Ms. Barshaw was not the only author to visit me in-house recently.  The other day I was sitting at my desk going through our picture books in an attempt to weed them down.  I’m working on the picture books we keep by the front door for those parents too busy/lazy to run up to the second floor.  And if I ever had any doubts about the smog content of my own lungs, these books would convince me of it.  By just sitting near the front door they have each acquired a thin veneer of black, disgusting, authentic New York City soot.  So I’m sorting through these books that look like they’ve been read primarily by chimney sweeps when a co-worker of mine tells me that we have a guest.  A guest in the form of none other than Lynne Jonell!  My instinct in these cases is to always force the author at hand to sign their own book from our permanent collection.  I had managed to get Ms. Barshaw to do it, and I’m pretty sure that Walter Dean Myers was in our room the other day, only he escaped before I got our copy of Scorpions in his hand.  In any case,  I was chagrined to find that Emmy and the Incredible Shrinking Rat was NOT in our collection yet (it’s on order, consarn it) but fortunately the nice people at Henry Holt had left us copious Emmy posters the other day, so I had her sign one of those.  Ms. Jonell was not alone either.  Yes, Ratson Rat was present and accounted for, and she even managed to take a picture of me with him (available on his blog, no less).  I know what I like, and it’s dull, so here’s a much more interesting picture.  Ratty is with one of my favorite agents in town, Stephen Barbara:

And I swear to you, I have the cover for her next Emmy book.  I have it and my computer point blank refuses to let me post it.  My computer is a jerk.  I’ve tried everything I know to upload it, but the Mac will have none of it.  Sorry, folks.  It’s real purdy, though.  I swear it.

Speaking of authors who like to carry around furry inanimate objects with them, I got to meet the incomparable Lisa Yee for the very first time last week.  Ms. Yee was kind enough to suggest dinner, and so it was Lisa, Cheryl Klein, editor to the stars, and me.  We ate at a rather cool joint called The Zipper Factory Tavern.  I even have photographic proof of this encounter in case you don’t believe me. 
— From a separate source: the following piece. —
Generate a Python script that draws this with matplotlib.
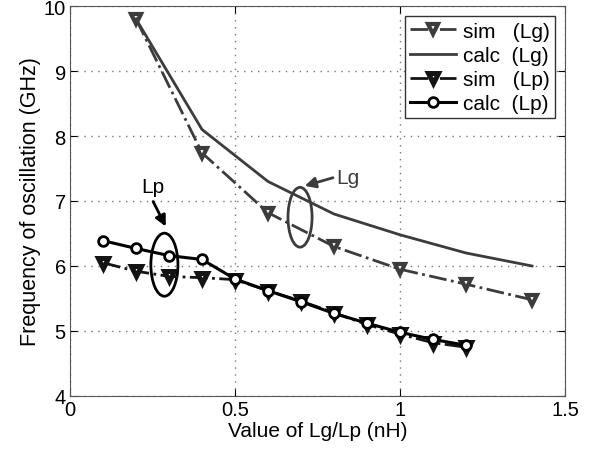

Note the bizarre alcove in which we ate.  It was the kind of place where they handed you your bill in an old book.  The book itself had been signed by someone in 1912, so that was pretty cool in and of itself.  The food must have been good too since me look like I’ve gained 20-some odd pounds.  No wonder, considering the menu.  Here Cheryl and I attempt to devour Lisa Yee’s Peep. 

It was delicious.  Much better than that shrimp risotto.  Ms. Yee has blogged about the experience too.  It should be noted that I have ripped off this photograph of Peepy’s Last Stand.  Thanks to Lisa for the image.
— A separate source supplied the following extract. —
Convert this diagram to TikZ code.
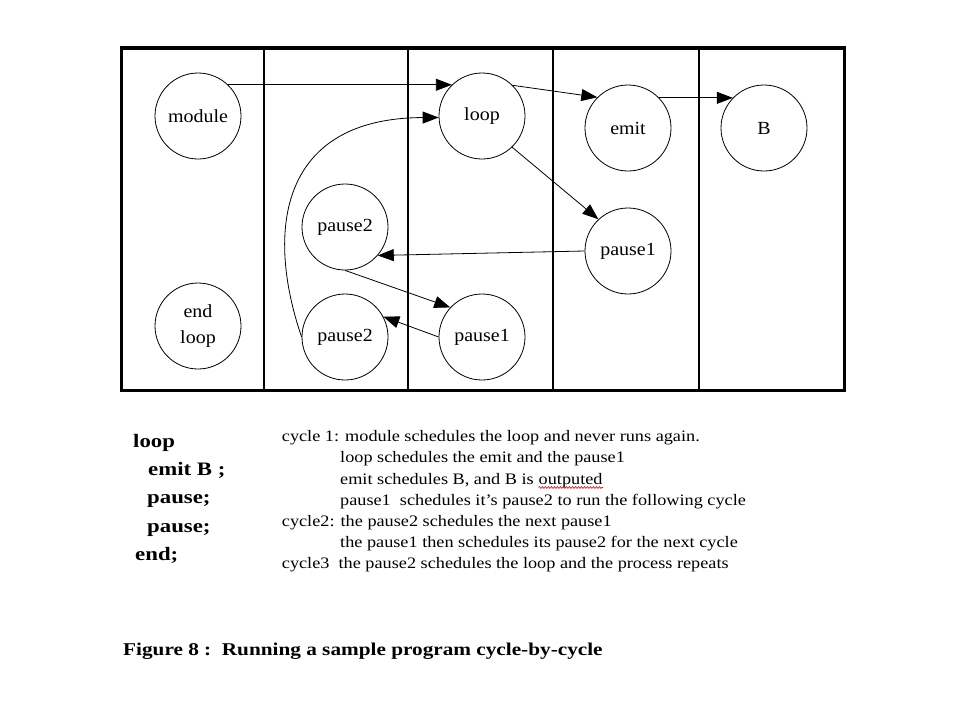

All these nice people.  The last, and by far not the least, person I want to celebrate here is a young woman by the name of Leeza Hernandez.  Leeza and I met for lunch a week or two ago and she just couldn’t have been sweeter.  I was first made aware of Ms. Hernandez due to her awe-inspiring work for the most recent SCBWI Conference.   You want a recap?  I’ll show you a recap!!  Ms. Hernandez hasn’t come out with a book yet, but she’s definitely got the gumption, the charisma, and the sheer unvarnished talent at hand.  I also tend to use her website to instruct others on what the best ones look like.

Well, we met for lunch at a little place near my home called The Heights.  The nice thing about The Heights is that they make the best burgers in New York.  No lie.  You call me up sometime and we’ll go there and you can tell me if I’m wrong or not.  Ms. Hernandez told me all sorts of interesting stuff about up-and-coming illustrators and when we left I took her over to The Bank Street Bookstore, which is also not very far from my home.  There are only two children’s bookstores in New York City and I happen to live near one.  How cool is that?  After promptly shocking an employee with my less than enthusiastic response to a Tulane display (it happens) I showed Leeza every single book I thought was cool.  The poor woman ended up weighed down with everything from The Arrival to the Helen Oxenbury version of Alice in Wonderland (or, as Monica Edinger likes to call it, The GAP Alice) and then do you know what she went and did?  She secretly bought me a copy of the new Lauren Child version of Pippi Longstocking!  The version I’ve hoped and prayed for for so long!  So sweet (not to say, unnecessary).  In any case, she’s just the nicest gal around and I hope she gets the attention due her soon.  You can read her take on lunch if you like, though I feel obligated to warn you about the number of photos of myself on the site.  I’m omnipresent, I am.

About Elizabeth Bird

Elizabeth Bird is currently the Collection Development Manager of the Evanston Public Library system and a former Materials Specialist for New York Public Library. She has served on Newbery, written for Horn Book, and has done other lovely little things that she'd love to tell you about but that she's sure you'd find more interesting to hear of in person. Her opinions are her own and do not reflect those of EPL, SLJ, or any of the other acronyms you might be able to name. Follow her on Twitter: @fuseeight.


  1. Andrea Beaty says:

    Thanks, Andy Mitchell, for the shout out about our blog! That was a fine feathered surprise! And thanks, Miss Fuse, for posting about it!

    We’ve gotta get our fluffy yellow selves back to NYC for one of these SCBWI conferences soon so we can schmooze with so many fun folks!

    Andrea Beaty

  2. Those Andy Mitchell drawings are a hoot! If he drew the insanely long line of kidlit women in all the ladies’ rooms, it would be the entire conference recapped!

  3. Sometimes my computer is a jerk, too, but I’m always afraid to say so lest it decide to prevent me from checking my email.

  4. That’s why I always say it on the laptop (which is also a jerk, but in a different way) when the big computer isn’t listening.

  5. I feel compelled to explain that in the photo of you, Cheryl and me, I was wearing THREE sweaters and two undergarments (one of which was a thermal t-shirt) to ward off the cold. Hence the roly-poly effect.

    It was wonderful finally meeting you in person–even if you did traumatize my Peep.